> [WORK TO BE COMPLETED]: Reproduce exactly the run of lines from the one containing "Write the Plotly code for this chart." through the one containing "1.1e10, 5.1e9, 2.8e9]". Pictures do not belong in the copy.

━━━ MATERIAL PROVIDED

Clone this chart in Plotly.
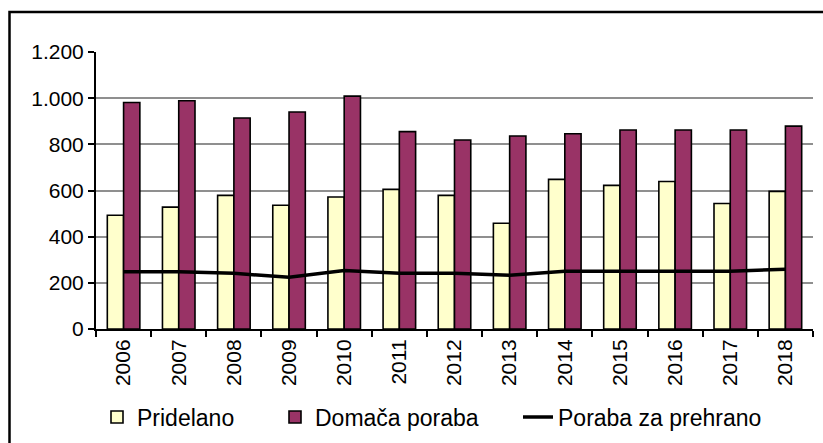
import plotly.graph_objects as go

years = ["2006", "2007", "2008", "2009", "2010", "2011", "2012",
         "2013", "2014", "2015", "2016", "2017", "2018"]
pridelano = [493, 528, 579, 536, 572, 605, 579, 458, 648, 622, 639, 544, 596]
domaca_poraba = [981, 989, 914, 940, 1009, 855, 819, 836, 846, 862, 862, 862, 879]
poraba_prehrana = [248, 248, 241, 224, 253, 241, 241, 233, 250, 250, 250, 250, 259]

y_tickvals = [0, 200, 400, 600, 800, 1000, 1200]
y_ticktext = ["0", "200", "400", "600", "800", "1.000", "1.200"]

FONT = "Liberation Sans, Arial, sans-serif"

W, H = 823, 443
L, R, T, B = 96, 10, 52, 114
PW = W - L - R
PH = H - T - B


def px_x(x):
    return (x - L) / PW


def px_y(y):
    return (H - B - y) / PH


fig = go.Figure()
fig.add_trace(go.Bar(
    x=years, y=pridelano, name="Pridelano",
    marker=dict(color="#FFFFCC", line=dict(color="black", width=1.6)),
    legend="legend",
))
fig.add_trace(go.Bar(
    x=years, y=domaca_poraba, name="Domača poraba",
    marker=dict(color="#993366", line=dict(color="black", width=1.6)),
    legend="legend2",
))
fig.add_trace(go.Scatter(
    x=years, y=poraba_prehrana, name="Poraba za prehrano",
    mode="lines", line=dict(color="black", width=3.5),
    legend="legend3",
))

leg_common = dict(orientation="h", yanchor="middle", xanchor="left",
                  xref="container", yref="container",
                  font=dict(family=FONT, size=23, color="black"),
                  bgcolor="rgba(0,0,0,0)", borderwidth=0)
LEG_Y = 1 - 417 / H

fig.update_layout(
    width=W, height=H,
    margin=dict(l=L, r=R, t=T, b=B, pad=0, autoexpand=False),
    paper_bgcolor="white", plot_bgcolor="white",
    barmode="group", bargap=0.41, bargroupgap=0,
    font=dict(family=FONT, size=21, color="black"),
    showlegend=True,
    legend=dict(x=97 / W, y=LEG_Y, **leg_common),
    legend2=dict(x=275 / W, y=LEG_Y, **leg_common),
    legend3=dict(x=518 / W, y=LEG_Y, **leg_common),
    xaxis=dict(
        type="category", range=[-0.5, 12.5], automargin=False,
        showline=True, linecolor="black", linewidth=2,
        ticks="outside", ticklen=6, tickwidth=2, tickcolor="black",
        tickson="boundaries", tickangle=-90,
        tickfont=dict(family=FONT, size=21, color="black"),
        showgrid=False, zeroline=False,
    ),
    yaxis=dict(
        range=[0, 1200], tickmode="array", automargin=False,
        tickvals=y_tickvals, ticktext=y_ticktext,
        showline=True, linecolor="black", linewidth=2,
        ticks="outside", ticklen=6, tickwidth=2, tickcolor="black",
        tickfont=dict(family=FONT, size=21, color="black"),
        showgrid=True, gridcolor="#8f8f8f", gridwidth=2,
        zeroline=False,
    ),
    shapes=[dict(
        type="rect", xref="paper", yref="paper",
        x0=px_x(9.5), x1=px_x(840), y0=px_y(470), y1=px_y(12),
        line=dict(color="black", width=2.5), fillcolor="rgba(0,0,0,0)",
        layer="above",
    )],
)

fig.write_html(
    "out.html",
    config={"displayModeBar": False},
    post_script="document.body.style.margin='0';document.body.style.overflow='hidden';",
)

━━━━━━
━━━ MATERIAL PROVIDED

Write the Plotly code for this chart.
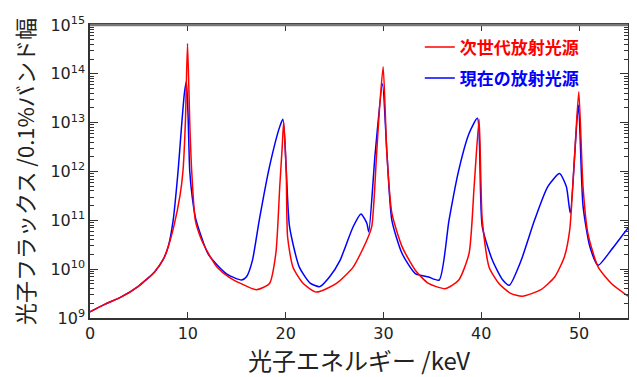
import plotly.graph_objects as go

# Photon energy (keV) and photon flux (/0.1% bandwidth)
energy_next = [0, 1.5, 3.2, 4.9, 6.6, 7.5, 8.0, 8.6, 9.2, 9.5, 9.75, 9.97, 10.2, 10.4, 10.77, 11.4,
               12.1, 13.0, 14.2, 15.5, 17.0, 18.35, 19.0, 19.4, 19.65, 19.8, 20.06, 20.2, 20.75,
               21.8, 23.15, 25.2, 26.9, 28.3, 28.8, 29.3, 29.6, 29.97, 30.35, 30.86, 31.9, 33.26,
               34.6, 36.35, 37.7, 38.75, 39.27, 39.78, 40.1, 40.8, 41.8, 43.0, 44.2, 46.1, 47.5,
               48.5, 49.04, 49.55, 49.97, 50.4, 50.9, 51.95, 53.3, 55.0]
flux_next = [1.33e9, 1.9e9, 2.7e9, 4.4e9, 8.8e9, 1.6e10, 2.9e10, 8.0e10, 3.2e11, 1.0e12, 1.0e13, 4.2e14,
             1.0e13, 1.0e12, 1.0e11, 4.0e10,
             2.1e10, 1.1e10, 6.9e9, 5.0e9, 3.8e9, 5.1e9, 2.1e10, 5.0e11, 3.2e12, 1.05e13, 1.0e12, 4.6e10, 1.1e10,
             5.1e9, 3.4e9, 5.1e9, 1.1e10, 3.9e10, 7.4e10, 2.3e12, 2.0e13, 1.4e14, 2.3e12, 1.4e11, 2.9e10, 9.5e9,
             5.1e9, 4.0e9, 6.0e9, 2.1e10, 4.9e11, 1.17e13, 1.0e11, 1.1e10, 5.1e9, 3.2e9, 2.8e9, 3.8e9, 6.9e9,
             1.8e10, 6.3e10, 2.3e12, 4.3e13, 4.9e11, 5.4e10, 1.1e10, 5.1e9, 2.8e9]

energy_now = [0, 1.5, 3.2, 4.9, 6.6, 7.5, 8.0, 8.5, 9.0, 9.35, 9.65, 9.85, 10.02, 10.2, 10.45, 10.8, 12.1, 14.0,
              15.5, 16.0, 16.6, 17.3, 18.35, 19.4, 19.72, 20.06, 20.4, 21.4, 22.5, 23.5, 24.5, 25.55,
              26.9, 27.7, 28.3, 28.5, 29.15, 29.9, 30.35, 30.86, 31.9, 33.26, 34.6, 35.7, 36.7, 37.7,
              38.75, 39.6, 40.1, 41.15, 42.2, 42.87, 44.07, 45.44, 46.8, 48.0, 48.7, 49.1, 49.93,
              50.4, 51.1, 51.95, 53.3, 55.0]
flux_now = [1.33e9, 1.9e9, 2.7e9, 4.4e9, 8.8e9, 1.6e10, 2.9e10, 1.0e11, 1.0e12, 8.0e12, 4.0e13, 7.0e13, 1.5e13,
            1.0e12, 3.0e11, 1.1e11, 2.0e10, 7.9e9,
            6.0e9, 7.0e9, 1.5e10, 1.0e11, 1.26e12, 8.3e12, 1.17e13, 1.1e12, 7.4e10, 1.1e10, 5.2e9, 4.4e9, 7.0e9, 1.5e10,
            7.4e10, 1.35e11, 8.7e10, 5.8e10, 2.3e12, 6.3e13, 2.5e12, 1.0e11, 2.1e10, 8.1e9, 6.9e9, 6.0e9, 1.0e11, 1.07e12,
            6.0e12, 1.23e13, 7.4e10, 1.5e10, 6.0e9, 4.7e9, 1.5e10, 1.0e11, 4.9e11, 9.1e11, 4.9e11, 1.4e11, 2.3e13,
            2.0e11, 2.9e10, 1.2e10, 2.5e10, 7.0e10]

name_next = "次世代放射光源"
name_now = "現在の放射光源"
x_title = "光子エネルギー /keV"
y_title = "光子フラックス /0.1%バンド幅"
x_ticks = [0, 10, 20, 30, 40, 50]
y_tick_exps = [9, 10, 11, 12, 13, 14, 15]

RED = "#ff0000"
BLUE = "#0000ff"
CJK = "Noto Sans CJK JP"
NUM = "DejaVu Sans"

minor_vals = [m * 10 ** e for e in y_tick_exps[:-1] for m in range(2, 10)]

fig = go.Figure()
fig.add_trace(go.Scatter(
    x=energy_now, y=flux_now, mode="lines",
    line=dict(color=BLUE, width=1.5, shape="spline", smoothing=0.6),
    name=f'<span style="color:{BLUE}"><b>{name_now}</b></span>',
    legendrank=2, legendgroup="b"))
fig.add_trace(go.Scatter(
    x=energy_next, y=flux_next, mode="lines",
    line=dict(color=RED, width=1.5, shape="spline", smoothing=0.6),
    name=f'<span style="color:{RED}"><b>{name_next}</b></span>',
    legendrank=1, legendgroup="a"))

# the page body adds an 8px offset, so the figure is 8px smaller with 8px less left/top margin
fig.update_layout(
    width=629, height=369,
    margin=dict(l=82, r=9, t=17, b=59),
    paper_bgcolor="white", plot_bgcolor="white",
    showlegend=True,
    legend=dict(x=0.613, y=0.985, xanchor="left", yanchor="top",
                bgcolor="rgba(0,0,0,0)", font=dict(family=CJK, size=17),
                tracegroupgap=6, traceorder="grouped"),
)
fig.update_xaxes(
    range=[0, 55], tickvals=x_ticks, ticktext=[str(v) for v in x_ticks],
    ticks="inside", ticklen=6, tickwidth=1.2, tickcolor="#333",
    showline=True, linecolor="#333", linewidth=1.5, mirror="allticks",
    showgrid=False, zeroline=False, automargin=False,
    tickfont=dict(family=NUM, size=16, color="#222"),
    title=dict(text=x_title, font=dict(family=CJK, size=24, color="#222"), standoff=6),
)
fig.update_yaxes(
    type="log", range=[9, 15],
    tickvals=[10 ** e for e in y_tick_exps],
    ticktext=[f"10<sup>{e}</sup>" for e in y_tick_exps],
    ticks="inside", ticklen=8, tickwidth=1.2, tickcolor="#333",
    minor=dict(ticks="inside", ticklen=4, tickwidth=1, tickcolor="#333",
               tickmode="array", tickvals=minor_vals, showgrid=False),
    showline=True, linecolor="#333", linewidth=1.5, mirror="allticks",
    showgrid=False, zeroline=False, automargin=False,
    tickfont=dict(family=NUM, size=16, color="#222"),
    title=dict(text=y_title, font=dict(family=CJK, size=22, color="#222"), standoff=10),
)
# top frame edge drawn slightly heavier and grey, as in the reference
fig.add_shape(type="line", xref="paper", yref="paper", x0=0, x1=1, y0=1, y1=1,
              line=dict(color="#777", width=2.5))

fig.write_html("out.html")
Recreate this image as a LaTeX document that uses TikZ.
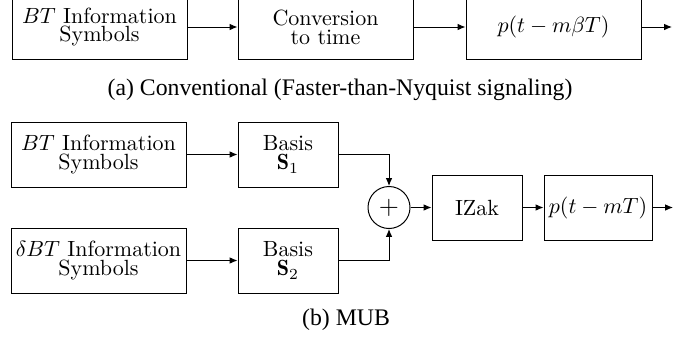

━━━━━━
━━━ MATERIAL PROVIDED

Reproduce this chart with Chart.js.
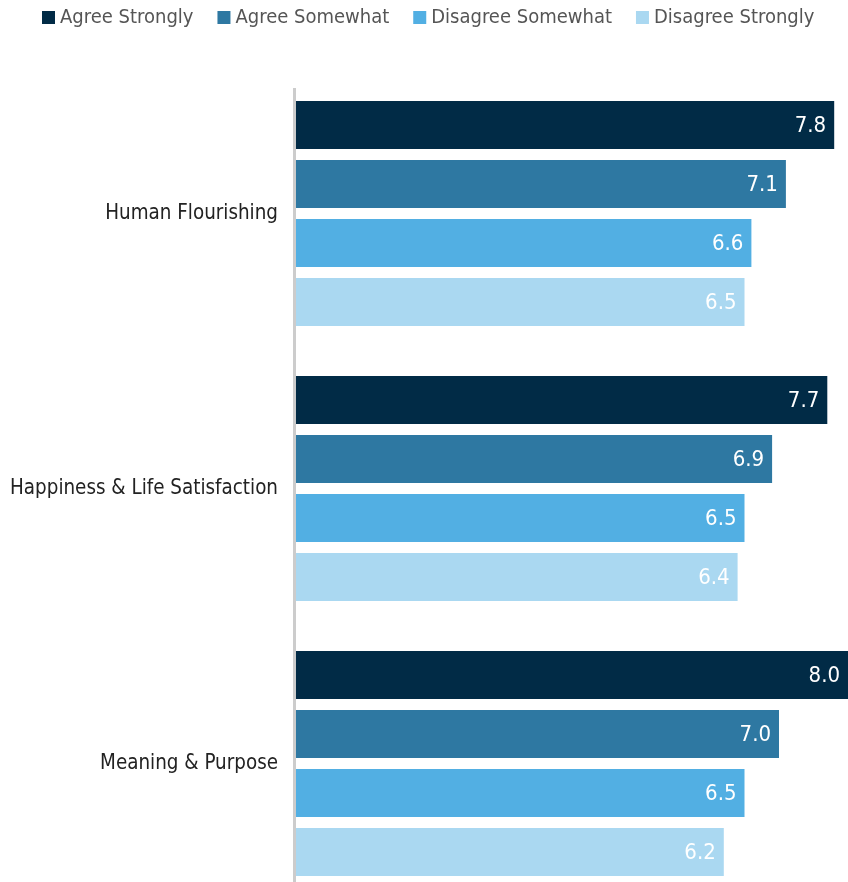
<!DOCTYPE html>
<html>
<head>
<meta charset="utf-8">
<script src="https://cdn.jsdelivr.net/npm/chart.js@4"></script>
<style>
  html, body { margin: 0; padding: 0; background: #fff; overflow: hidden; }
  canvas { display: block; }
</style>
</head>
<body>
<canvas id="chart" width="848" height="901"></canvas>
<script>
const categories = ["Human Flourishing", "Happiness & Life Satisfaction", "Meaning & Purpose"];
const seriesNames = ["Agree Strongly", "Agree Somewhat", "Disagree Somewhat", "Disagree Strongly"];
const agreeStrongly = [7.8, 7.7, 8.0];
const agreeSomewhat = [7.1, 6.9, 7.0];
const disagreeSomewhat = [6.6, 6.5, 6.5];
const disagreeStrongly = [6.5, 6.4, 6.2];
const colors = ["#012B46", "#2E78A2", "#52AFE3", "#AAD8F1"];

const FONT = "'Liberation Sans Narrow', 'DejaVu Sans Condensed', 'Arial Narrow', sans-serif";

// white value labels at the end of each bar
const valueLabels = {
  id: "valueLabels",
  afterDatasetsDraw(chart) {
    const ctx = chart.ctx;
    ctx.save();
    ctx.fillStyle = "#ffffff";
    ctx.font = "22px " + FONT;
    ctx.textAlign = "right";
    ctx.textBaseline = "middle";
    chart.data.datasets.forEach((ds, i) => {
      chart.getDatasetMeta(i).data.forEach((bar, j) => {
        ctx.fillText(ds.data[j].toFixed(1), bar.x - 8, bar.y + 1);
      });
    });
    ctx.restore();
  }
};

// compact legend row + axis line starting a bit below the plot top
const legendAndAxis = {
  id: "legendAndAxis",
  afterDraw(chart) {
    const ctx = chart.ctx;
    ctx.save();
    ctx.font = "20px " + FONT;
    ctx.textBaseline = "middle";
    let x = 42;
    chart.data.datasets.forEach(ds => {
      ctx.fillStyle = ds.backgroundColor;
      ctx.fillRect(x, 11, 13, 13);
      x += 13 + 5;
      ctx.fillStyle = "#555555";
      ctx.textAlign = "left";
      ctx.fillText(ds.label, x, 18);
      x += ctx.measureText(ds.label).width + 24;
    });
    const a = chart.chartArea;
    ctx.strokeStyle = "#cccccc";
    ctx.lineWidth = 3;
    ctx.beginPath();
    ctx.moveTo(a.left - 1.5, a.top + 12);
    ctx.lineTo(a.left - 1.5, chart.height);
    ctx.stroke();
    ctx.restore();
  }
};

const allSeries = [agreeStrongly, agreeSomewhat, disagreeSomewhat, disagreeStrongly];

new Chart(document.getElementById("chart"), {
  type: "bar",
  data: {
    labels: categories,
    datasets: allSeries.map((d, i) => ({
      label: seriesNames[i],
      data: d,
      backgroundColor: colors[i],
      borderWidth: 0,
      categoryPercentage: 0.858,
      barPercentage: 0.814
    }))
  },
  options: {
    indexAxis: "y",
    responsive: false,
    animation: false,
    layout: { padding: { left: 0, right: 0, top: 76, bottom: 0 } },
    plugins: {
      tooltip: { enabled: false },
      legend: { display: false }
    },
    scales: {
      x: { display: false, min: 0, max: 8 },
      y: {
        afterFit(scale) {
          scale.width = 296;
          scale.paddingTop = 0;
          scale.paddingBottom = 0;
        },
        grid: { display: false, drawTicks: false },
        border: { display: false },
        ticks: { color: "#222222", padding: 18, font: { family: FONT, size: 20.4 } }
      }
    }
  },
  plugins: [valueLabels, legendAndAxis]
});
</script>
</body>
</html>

━━━━━━

> [OUTPUT FOR THIS EXERCISE]:
Write the Plotly code for this chart.
import plotly.graph_objects as go

# Photon energy (keV) and photon flux (/0.1% bandwidth)
energy_next = [0, 1.5, 3.2, 4.9, 6.6, 7.5, 8.0, 8.6, 9.2, 9.5, 9.75, 9.97, 10.2, 10.4, 10.77, 11.4,
               12.1, 13.0, 14.2, 15.5, 17.0, 18.35, 19.0, 19.4, 19.65, 19.8, 20.06, 20.2, 20.75,
               21.8, 23.15, 25.2, 26.9, 28.3, 28.8, 29.3, 29.6, 29.97, 30.35, 30.86, 31.9, 33.26,
               34.6, 36.35, 37.7, 38.75, 39.27, 39.78, 40.1, 40.8, 41.8, 43.0, 44.2, 46.1, 47.5,
               48.5, 49.04, 49.55, 49.97, 50.4, 50.9, 51.95, 53.3, 55.0]
flux_next = [1.33e9, 1.9e9, 2.7e9, 4.4e9, 8.8e9, 1.6e10, 2.9e10, 8.0e10, 3.2e11, 1.0e12, 1.0e13, 4.2e14,
             1.0e13, 1.0e12, 1.0e11, 4.0e10,
             2.1e10, 1.1e10, 6.9e9, 5.0e9, 3.8e9, 5.1e9, 2.1e10, 5.0e11, 3.2e12, 1.05e13, 1.0e12, 4.6e10, 1.1e10,
             5.1e9, 3.4e9, 5.1e9, 1.1e10, 3.9e10, 7.4e10, 2.3e12, 2.0e13, 1.4e14, 2.3e12, 1.4e11, 2.9e10, 9.5e9,
             5.1e9, 4.0e9, 6.0e9, 2.1e10, 4.9e11, 1.17e13, 1.0e11, 1.1e10, 5.1e9, 3.2e9, 2.8e9, 3.8e9, 6.9e9,
             1.8e10, 6.3e10, 2.3e12, 4.3e13, 4.9e11, 5.4e10, 1.1e10, 5.1e9, 2.8e9]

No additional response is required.